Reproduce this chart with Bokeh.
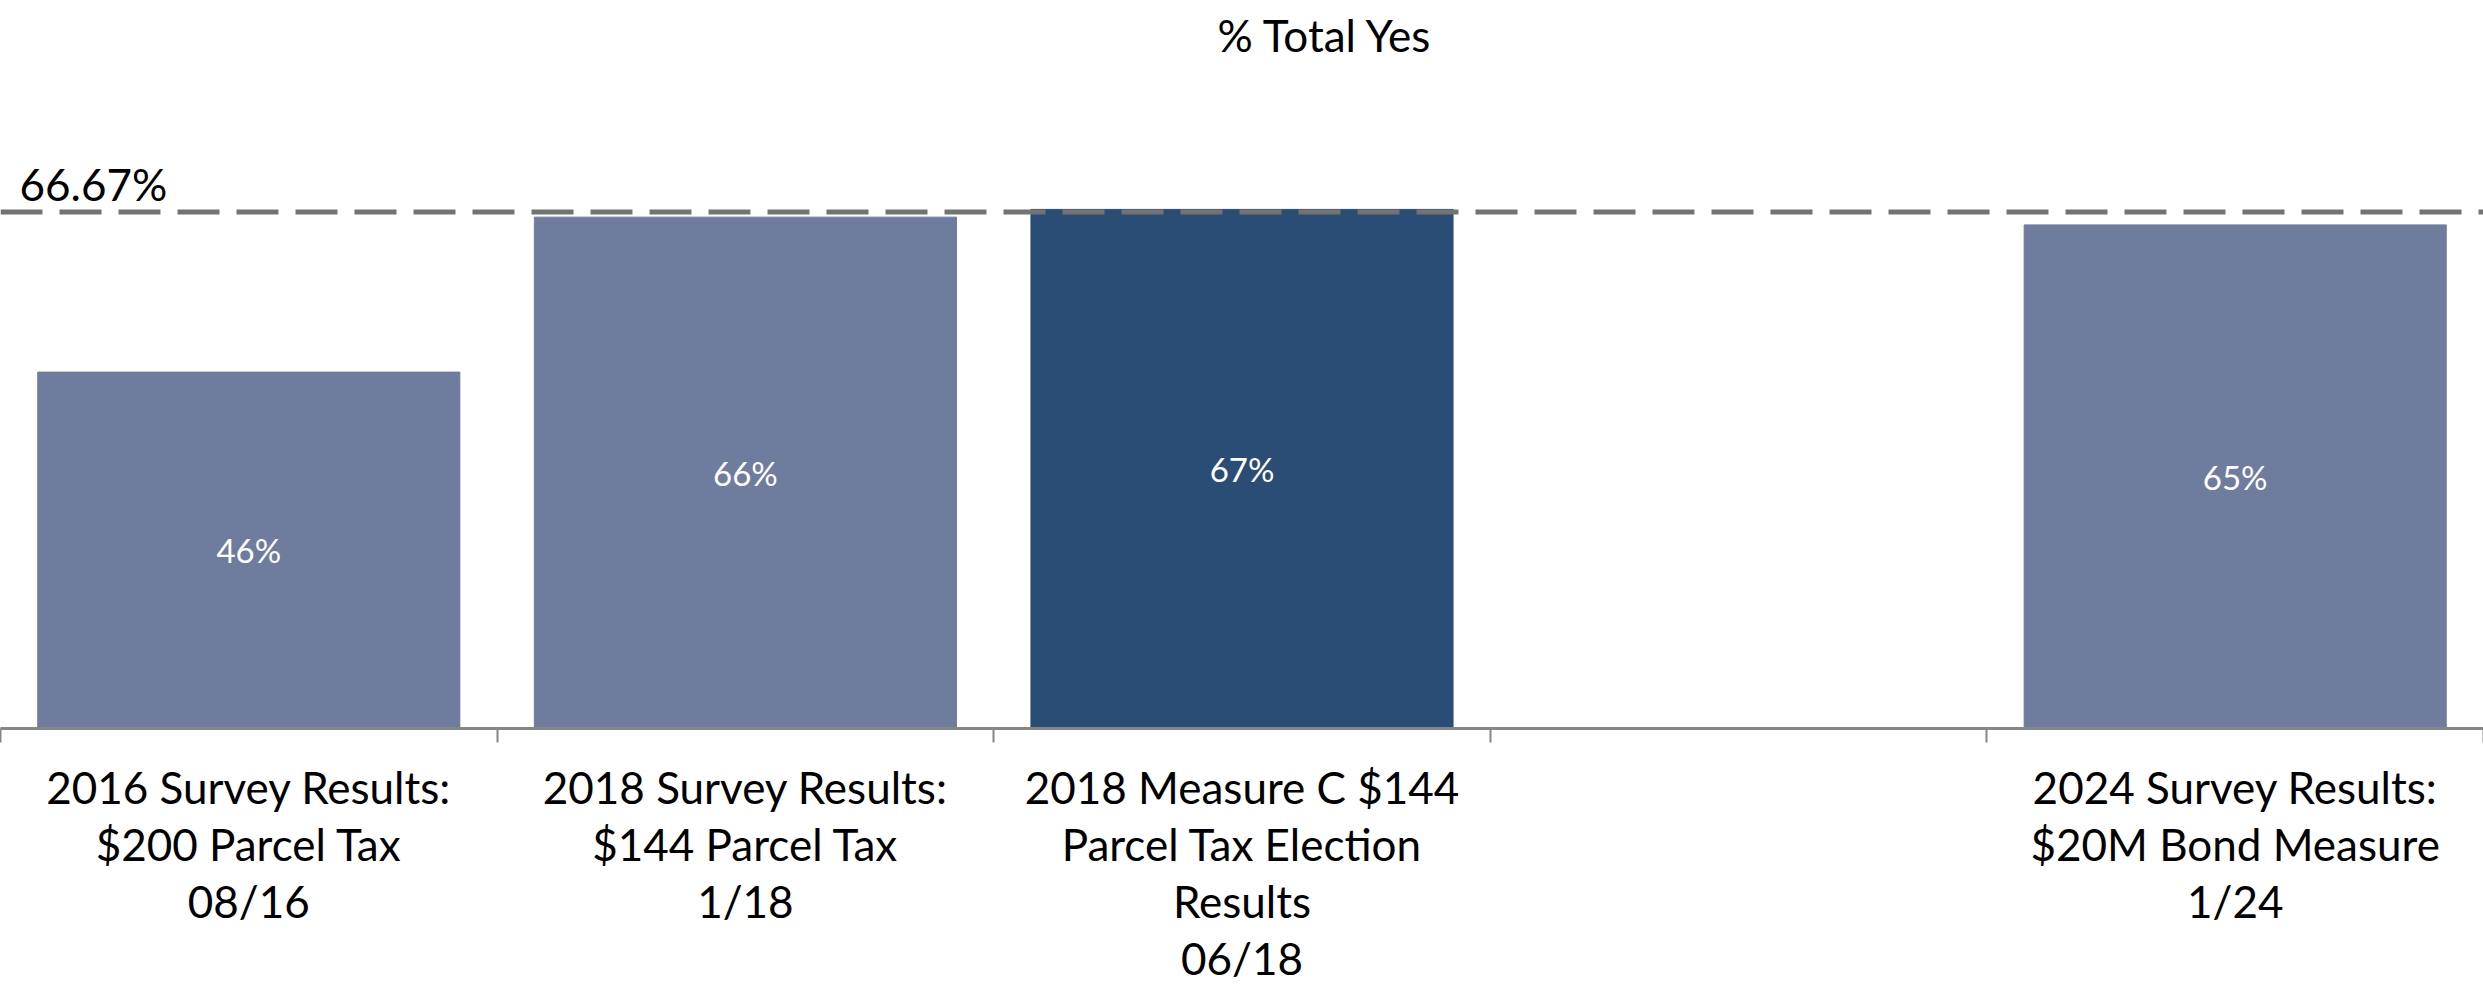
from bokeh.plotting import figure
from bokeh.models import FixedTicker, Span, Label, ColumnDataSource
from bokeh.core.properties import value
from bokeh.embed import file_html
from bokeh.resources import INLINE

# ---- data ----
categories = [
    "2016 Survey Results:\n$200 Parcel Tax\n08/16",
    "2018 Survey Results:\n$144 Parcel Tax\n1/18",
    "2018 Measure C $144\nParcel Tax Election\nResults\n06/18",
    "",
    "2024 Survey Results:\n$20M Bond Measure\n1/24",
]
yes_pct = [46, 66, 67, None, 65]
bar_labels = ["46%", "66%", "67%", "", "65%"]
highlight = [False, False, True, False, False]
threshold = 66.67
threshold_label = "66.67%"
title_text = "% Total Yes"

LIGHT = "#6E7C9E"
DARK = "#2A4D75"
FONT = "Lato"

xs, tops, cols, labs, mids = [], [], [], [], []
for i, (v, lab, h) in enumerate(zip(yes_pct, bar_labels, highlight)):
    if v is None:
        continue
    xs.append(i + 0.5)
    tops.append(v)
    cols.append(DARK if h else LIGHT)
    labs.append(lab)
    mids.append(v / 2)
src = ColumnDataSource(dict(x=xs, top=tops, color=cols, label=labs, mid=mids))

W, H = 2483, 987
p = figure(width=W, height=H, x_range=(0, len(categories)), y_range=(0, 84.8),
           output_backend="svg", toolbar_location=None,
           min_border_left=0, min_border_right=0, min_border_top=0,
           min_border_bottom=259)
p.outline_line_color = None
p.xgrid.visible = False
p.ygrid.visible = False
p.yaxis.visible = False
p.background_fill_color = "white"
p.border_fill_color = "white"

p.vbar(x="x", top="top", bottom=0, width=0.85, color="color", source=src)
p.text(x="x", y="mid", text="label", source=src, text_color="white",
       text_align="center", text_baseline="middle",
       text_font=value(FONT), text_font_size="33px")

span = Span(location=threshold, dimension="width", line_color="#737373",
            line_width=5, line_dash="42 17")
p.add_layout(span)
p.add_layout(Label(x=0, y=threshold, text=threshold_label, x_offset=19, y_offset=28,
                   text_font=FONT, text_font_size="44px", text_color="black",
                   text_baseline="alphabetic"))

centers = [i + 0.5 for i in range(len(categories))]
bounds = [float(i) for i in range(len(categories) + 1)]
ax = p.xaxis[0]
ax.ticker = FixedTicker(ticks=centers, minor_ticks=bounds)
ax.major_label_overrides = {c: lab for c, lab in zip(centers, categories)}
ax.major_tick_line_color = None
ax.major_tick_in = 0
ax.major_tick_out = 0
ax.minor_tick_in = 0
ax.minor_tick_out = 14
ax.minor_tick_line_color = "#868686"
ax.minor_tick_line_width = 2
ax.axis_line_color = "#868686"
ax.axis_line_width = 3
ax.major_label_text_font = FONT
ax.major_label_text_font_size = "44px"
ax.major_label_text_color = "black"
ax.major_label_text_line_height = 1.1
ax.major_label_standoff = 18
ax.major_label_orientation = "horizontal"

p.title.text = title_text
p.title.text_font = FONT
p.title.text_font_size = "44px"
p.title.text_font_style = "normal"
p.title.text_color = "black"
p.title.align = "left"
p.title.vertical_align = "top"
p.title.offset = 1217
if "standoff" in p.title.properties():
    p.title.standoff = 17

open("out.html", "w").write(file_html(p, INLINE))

......

-- Task objective --
Repeat the material above in full and exactly, apart from the pictures.

-- Result below --
Reproduce this chart with Bokeh.
from bokeh.plotting import figure
from bokeh.models import FixedTicker, Span, Label, ColumnDataSource
from bokeh.core.properties import value
from bokeh.embed import file_html
from bokeh.resources import INLINE

# ---- data ----
categories = [
    "2016 Survey Results:\n$200 Parcel Tax\n08/16",
    "2018 Survey Results:\n$144 Parcel Tax\n1/18",
    "2018 Measure C $144\nParcel Tax Election\nResults\n06/18",
    "",
    "2024 Survey Results:\n$20M Bond Measure\n1/24",
]
yes_pct = [46, 66, 67, None, 65]
bar_labels = ["46%", "66%", "67%", "", "65%"]
highlight = [False, False, True, False, False]
threshold = 66.67
threshold_label = "66.67%"
title_text = "% Total Yes"

LIGHT = "#6E7C9E"
DARK = "#2A4D75"
FONT = "Lato"

xs, tops, cols, labs, mids = [], [], [], [], []
for i, (v, lab, h) in enumerate(zip(yes_pct, bar_labels, highlight)):
    if v is None:
        continue
    xs.append(i + 0.5)
    tops.append(v)
    cols.append(DARK if h else LIGHT)
    labs.append(lab)
    mids.append(v / 2)
src = ColumnDataSource(dict(x=xs, top=tops, color=cols, label=labs, mid=mids))

W, H = 2483, 987
p = figure(width=W, height=H, x_range=(0, len(categories)), y_range=(0, 84.8),
           output_backend="svg", toolbar_location=None,
           min_border_left=0, min_border_right=0, min_border_top=0,
           min_border_bottom=259)
p.outline_line_color = None
p.xgrid.visible = False
p.ygrid.visible = False
p.yaxis.visible = False
p.background_fill_color = "white"
p.border_fill_color = "white"

p.vbar(x="x", top="top", bottom=0, width=0.85, color="color", source=src)
p.text(x="x", y="mid", text="label", source=src, text_color="white",
       text_align="center", text_baseline="middle",
       text_font=value(FONT), text_font_size="33px")

span = Span(location=threshold, dimension="width", line_color="#737373",
            line_width=5, line_dash="42 17")
p.add_layout(span)
p.add_layout(Label(x=0, y=threshold, text=threshold_label, x_offset=19, y_offset=28,
                   text_font=FONT, text_font_size="44px", text_color="black",
                   text_baseline="alphabetic"))

centers = [i + 0.5 for i in range(len(categories))]
bounds = [float(i) for i in range(len(categories) + 1)]
ax = p.xaxis[0]
ax.ticker = FixedTicker(ticks=centers, minor_ticks=bounds)
ax.major_label_overrides = {c: lab for c, lab in zip(centers, categories)}
ax.major_tick_line_color = None
ax.major_tick_in = 0
ax.major_tick_out = 0
ax.minor_tick_in = 0
ax.minor_tick_out = 14
ax.minor_tick_line_color = "#868686"
ax.minor_tick_line_width = 2
ax.axis_line_color = "#868686"
ax.axis_line_width = 3
ax.major_label_text_font = FONT
ax.major_label_text_font_size = "44px"
ax.major_label_text_color = "black"
ax.major_label_text_line_height = 1.1
ax.major_label_standoff = 18
ax.major_label_orientation = "horizontal"

p.title.text = title_text
p.title.text_font = FONT
p.title.text_font_size = "44px"
p.title.text_font_style = "normal"
p.title.text_color = "black"
p.title.align = "left"
p.title.vertical_align = "top"
p.title.offset = 1217
if "standoff" in p.title.properties():
    p.title.standoff = 17

open("out.html", "w").write(file_html(p, INLINE))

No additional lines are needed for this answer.